Так, значит, это горбун? Я знаю, что он доносчик. Едва он увидел, что я делаю то, на что он никогда не осмелился бы, как тут же побежал и натравил на меня отца. Ничего, погоди, карлик, ты увидишь, кто свернет тебе шею!
Моя щека вспыхнула от резкой пощечины. За ней последовали грубые пинки. Мне казалось, что мое тело разрывается, огромные, сильные руки отца обрушивались на меня, как гигантский железный молот. Он был по-настоящему рассержен, а когда мой отец сердится, он становится похожим на взбесившегося верблюда. Он не думает о последствиях… Слова, вылетавшие из его рта, разили как отравленные стальные стрелы:
— Тебя нет дома целыми днями, ты ни о чем не думаешь, ты только и знаешь, что делать глупости, и не слушаешь ничьих советов. Ты как мул, который только и умеет, что есть, пить и проявлять свое упрямство. Думал ли ты об уроках и о школе?! Ты ведь думаешь только о том, как бы навлечь на нас беду… Какое тебе дело до дерева?!
Улучив момент, я выскользнул из его цепких рук и бросился в объятия бабушки. Я убежал к ней, зная, что отец не решится преследовать меня. Несколько дней я дрожал от страха, боясь, что отец снова задаст мне взбучку.
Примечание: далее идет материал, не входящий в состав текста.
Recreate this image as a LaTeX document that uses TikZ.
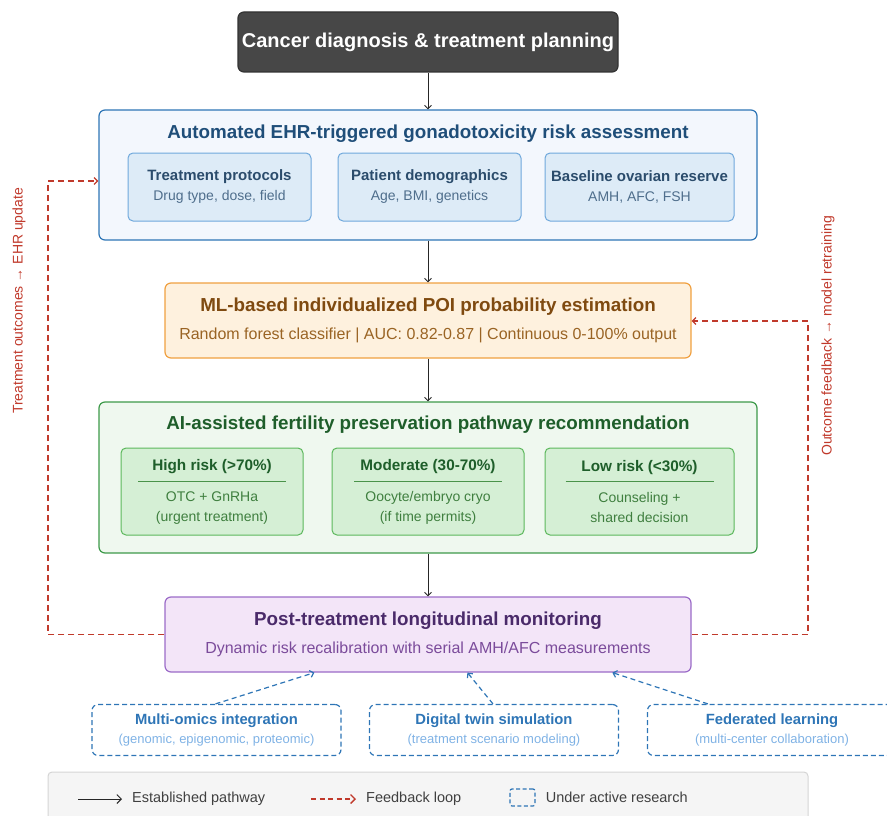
\documentclass[tikz,border=0pt]{standalone}
\usepackage{fontspec}
\setmainfont{Liberation Sans}
\usetikzlibrary{arrows.meta,positioning}

\definecolor{topgray}{HTML}{474747}
\definecolor{ehrline}{HTML}{2E75B6}
\definecolor{ehrfill}{HTML}{F3F7FD}
\definecolor{ehrtext}{HTML}{1F4E79}
\definecolor{inputfill}{HTML}{DDEBF7}
\definecolor{inputline}{HTML}{6FA8DC}
\definecolor{inputtext}{HTML}{2B4C6C}
\definecolor{inputsub}{HTML}{4F6E8C}
\definecolor{mlline}{HTML}{F0A040}
\definecolor{mlfill}{HTML}{FEF1DE}
\definecolor{mltext}{HTML}{7F4A10}
\definecolor{mlsub}{HTML}{9A6424}
\definecolor{recline}{HTML}{3D9A4A}
\definecolor{recfill}{HTML}{EFF8EF}
\definecolor{rectext}{HTML}{1E5E2A}
\definecolor{riskfill}{HTML}{D5EFD5}
\definecolor{riskline}{HTML}{5CB85C}
\definecolor{risksub}{HTML}{3F7F3F}
\definecolor{monline}{HTML}{9B6BC8}
\definecolor{monfill}{HTML}{F3E5F8}
\definecolor{montext}{HTML}{4A2A6A}
\definecolor{monsub}{HTML}{7B4B9B}
\definecolor{resblue}{HTML}{2E75B6}
\definecolor{ressub}{HTML}{7FB2E5}
\definecolor{fbred}{HTML}{C0392B}
\definecolor{legfill}{HTML}{F5F5F5}
\definecolor{legline}{HTML}{D5D5D5}

\begin{document}
\begin{tikzpicture}[x=1pt,y=-1pt,>={Straight Barb[length=3.5pt,width=7pt]},
    every node/.style={inner sep=0pt},
    box/.style={draw,rounded corners=6pt,line width=1.2pt},
    inputbox/.style={box,line width=1pt,draw=inputline,fill=inputfill,rounded corners=5pt,
        minimum height=68pt,align=center,font=\fontsize{14}{20}\selectfont,text=inputsub},
    riskbox/.style={box,line width=1pt,draw=riskline,fill=riskfill,rounded corners=5pt,
        minimum height=87pt,align=center,font=\fontsize{14}{20}\selectfont,text=risksub},
    resbox/.style={box,draw=resblue,dash pattern=on 5pt off 3pt,minimum width=249pt,
        minimum height=51pt,align=center,font=\fontsize{13}{19}\selectfont,text=ressub},
    flow/.style={->,line width=0.9pt,black!85},
    fb/.style={->,line width=1.2pt,fbred,dash pattern=on 6pt off 4pt},
    probe/.style={->,line width=1.2pt,resblue,dash pattern=on 5pt off 3.5pt},
    bigtip/.style={-{Straight Barb[length=4.5pt,width=9pt]}},
    fblabel/.style={rotate=90,text=fbred,font=\fontsize{14}{16}\selectfont},
    legtext/.style={text=black!75,font=\fontsize{14.5}{16}\selectfont}]
    \useasboundingbox (0,0) rectangle (887,816);

    % start
    \node[box,draw=black!80,fill=topgray,minimum width=380pt,minimum height=60pt,
        text=white,font=\fontsize{20}{23}\selectfont\bfseries] (diag) at (428,42)
        {Cancer diagnosis \& treatment planning};

    % EHR risk assessment
    \node[box,draw=ehrline,fill=ehrfill,minimum width=658pt,minimum height=130pt] (ehr) at (428,175) {};
    \node[text=ehrtext,font=\fontsize{18.8}{22}\selectfont\bfseries] (ehrtitle) at (428,134)
        {Automated EHR-triggered gonadotoxicity risk assessment};
    \node[inputbox,minimum width=183pt] (proto) at (219.5,187)
        {{\fontsize{15}{20}\selectfont\bfseries\color{inputtext}Treatment protocols}\\Drug type, dose, field};
    \node[inputbox,minimum width=183pt] (demo) at (429.5,187)
        {{\fontsize{15}{20}\selectfont\bfseries\color{inputtext}Patient demographics}\\Age, BMI, genetics};
    \node[inputbox,minimum width=189pt] (reserve) at (639.5,187)
        {{\fontsize{15}{20}\selectfont\bfseries\color{inputtext}Baseline ovarian reserve}\\AMH, AFC, FSH};

    % ML estimation
    \node[box,draw=mlline,fill=mlfill,minimum width=526pt,minimum height=75pt,align=center,
        text=mlsub,font=\fontsize{16}{28}\selectfont] (ml) at (428,320.5)
        {{\fontsize{18.8}{28}\selectfont\bfseries\color{mltext}ML-based individualized POI probability estimation}\\
         Random forest classifier | AUC: 0.82-0.87 | Continuous 0-100\% output};

    % pathway recommendation
    \node[box,draw=recline,fill=recfill,minimum width=658pt,minimum height=151pt] (rec) at (428,477.5) {};
    \node[text=rectext,font=\fontsize{18.8}{22}\selectfont\bfseries] (rectitle) at (428,425)
        {AI-assisted fertility preservation pathway recommendation};
    \node[riskbox,minimum width=182pt] (high) at (212,491.5)
        {{\fontsize{15.3}{20}\selectfont\bfseries\color{rectext}High risk (>70\%)}\\[11pt]OTC + GnRHa\\(urgent treatment)};
    \node[riskbox,minimum width=192pt] (mod) at (428,491.5)
        {{\fontsize{15.3}{20}\selectfont\bfseries\color{rectext}Moderate (30-70\%)}\\[11pt]Oocyte/embryo cryo\\(if time permits)};
    \node[riskbox,minimum width=189pt] (low) at (639.5,491.5)
        {{\fontsize{15.3}{20}\selectfont\bfseries\color{rectext}Low risk (<30\%)}\\[11pt]Counseling +\\shared decision};
    \foreach \r in {high,mod,low}
        \draw[riskline!80!black,line width=1pt] ([xshift=-74pt,yshift=10.5pt]\r.center) -- ([xshift=74pt,yshift=10.5pt]\r.center);

    % monitoring
    \node[box,draw=monline,fill=monfill,minimum width=526pt,minimum height=75pt,align=center,
        text=monsub,font=\fontsize{16}{28}\selectfont] (mon) at (428,634.5)
        {{\fontsize{18.8}{28}\selectfont\bfseries\color{montext}Post-treatment longitudinal monitoring}\\
         Dynamic risk recalibration with serial AMH/AFC measurements};

    % research directions
    \node[resbox] (omics) at (216.5,730)
        {{\fontsize{14.8}{19}\selectfont\bfseries\color{resblue}Multi-omics integration}\\(genomic, epigenomic, proteomic)};
    \node[resbox] (twin) at (494,730)
        {{\fontsize{14.8}{19}\selectfont\bfseries\color{resblue}Digital twin simulation}\\(treatment scenario modeling)};
    \node[resbox] (fed) at (772,730)
        {{\fontsize{14.8}{19}\selectfont\bfseries\color{resblue}Federated learning}\\(multi-center collaboration)};

    % main pathway
    \draw[flow] (diag) -- (ehr);
    \draw[flow] (ehr) -- (ml);
    \draw[flow] (ml) -- (rec);
    \draw[flow] (rec) -- (mon);

    % research inputs
    \draw[probe] ([xshift=-1pt]omics.north) -- ([xshift=150pt]mon.south west);
    \draw[probe] ([xshift=-1pt]twin.north) -- ([xshift=303pt]mon.south west);
    \draw[probe] ([xshift=61pt]fed.north west) -- ([xshift=448pt]mon.south west);

    % feedback loops
    \coordinate (fbL) at (48,181);
    \coordinate (fbR) at (808,321);
    \draw[fb] (mon.west) -| (fbL) -- (ehr.west |- fbL);
    \draw[fb] (mon.east) -| (fbR) -- (ml.east |- fbR);
    \node[fblabel] (fbLtext) at (19,301) {Treatment outcomes → EHR update};
    \node[fblabel] (fbRtext) at (828,336) {Outcome feedback → model retraining};

    % legend
    \node[draw=legline,fill=legfill,line width=1pt,rounded corners=4pt,minimum width=760pt,
        minimum height=58pt] (legend) at (428,801) {};
    \coordinate (lgA) at (78,799);
    \coordinate (lgB) at (122,799);
    \coordinate (lgC) at (311,799);
    \coordinate (lgD) at (356,799);
    \draw[flow,bigtip] (lgA) -- (lgB);
    \draw[fb,bigtip,line width=1.3pt,dash pattern=on 5pt off 3.5pt] (lgC) -- (lgD);
    \node[draw=resblue,line width=1.2pt,dash pattern=on 4pt off 2.5pt,rounded corners=2pt,
        minimum width=25pt,minimum height=17pt] (lgbox) at (522.5,797.5) {};
    \node[right=10pt of lgB,legtext] (lgtext1) {Established pathway};
    \node[right=10pt of lgD,legtext] (lgtext2) {Feedback loop};
    \node[right=10pt of lgbox,legtext] (lgtext3) {Under active research};
\end{tikzpicture}
\end{document}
Однако время шло, и мне стало ясно, что он забыл об этой истории.
Приближалось время выпускных экзаменов в подготовительной школе, после чего я должен был стать обладателем аттестата; все старались помочь мне и создать спокойную обстановку, чтобы дать мне возможность зубрить уроки и успешно сдать экзамены. Тон отца по отношению ко мне стал более дружелюбным, а улыбка, которой он теперь неизменно встречал меня, доказывала то, что он меня окончательно простил.
* * *
Однажды вечером бабушка обняла меня и сказала, пытаясь подавить приступ сильного кашля:
— Послушай, дитя мое, ты еще маленький и ничего не понимаешь. Я верю, что ты перейдешь в среднюю школу и что всего через несколько лет ты многого добьешься, если на то будет воля аллаха… Не трогай пушок, который пробивается у тебя на щеках, и слушай — ты еще мал, чтобы познать смысл происходящего. Думай сейчас лишь о том, что ты станешь учителем или врачом и будешь приносить всем нам пользу, и оставь в покое дерево. Это — благословенное дерево, дитя мое, но его благословение снисходит только на тех, кто живет под его сенью, уважает его, считает его священным и оберегает его. Тех же, кто восстает против него и пытается открыть его тайну, оно уничтожает и насылает на них беды.
— Однако это простое дерево, бабушка, в нем нет ничего необычного, и оно не отличается от любого другого из тысяч деревьев, которых полным-полно в деревне!
— Дерево!!! Это действительно дерево, но это удивительное дерево. Видел ли ты когда-нибудь деревья таких размеров? Можешь ли ты сказать мне, что это за дерево: оливковое, рожковое или тутовое? Это нечто иное, это странное создание из сучьев, ветвей, листьев и пустых дупел.
— Но я смог взобраться на его верхние ветви и не увидел ничего необычного, и, если бы не этот пьяница, я долез бы до вершины.
— Он сделал доброе дело, дитя мое, если бы он не предупредил твоего отца, мы бы потеряли тебя навек.
— Но как могут деревья быть до такой степени опасными?!
— Не деревья, дитя мое, а те, кого мы не видим, те, кто причиняет нам страдания; знаешь дядю Салеха, этого слепого и немого калеку? Он был упрямым, вроде тебя, и говорил людям: «Это просто дерево». Люди отговаривали его, но он взобрался на вершину, а потом всем твердил, что это всего лишь дерево, которое годится разве только на то, чтобы привязывать к нему животных. Он насмехался над ним и иногда даже приходил справить нужду под его огромными ветвями, а потом, смеясь, говорил: «Это дерево лишь хорошее отхожее место!»
И вот однажды, вернувшись домой, он почувствовал, что его голова раскалывается от сильной боли. А на следующее утро люди нашли его разбитым параличом. Он остался в живых, но теперь он уже ни на что не годится, дерево стерло его в порошок, уничтожило.
— Когда я начал лезть, я почувствовал, что легко могу забраться на самую верхушку. Гам не было ничего страшного, хотя я, правда, побаивался сначала.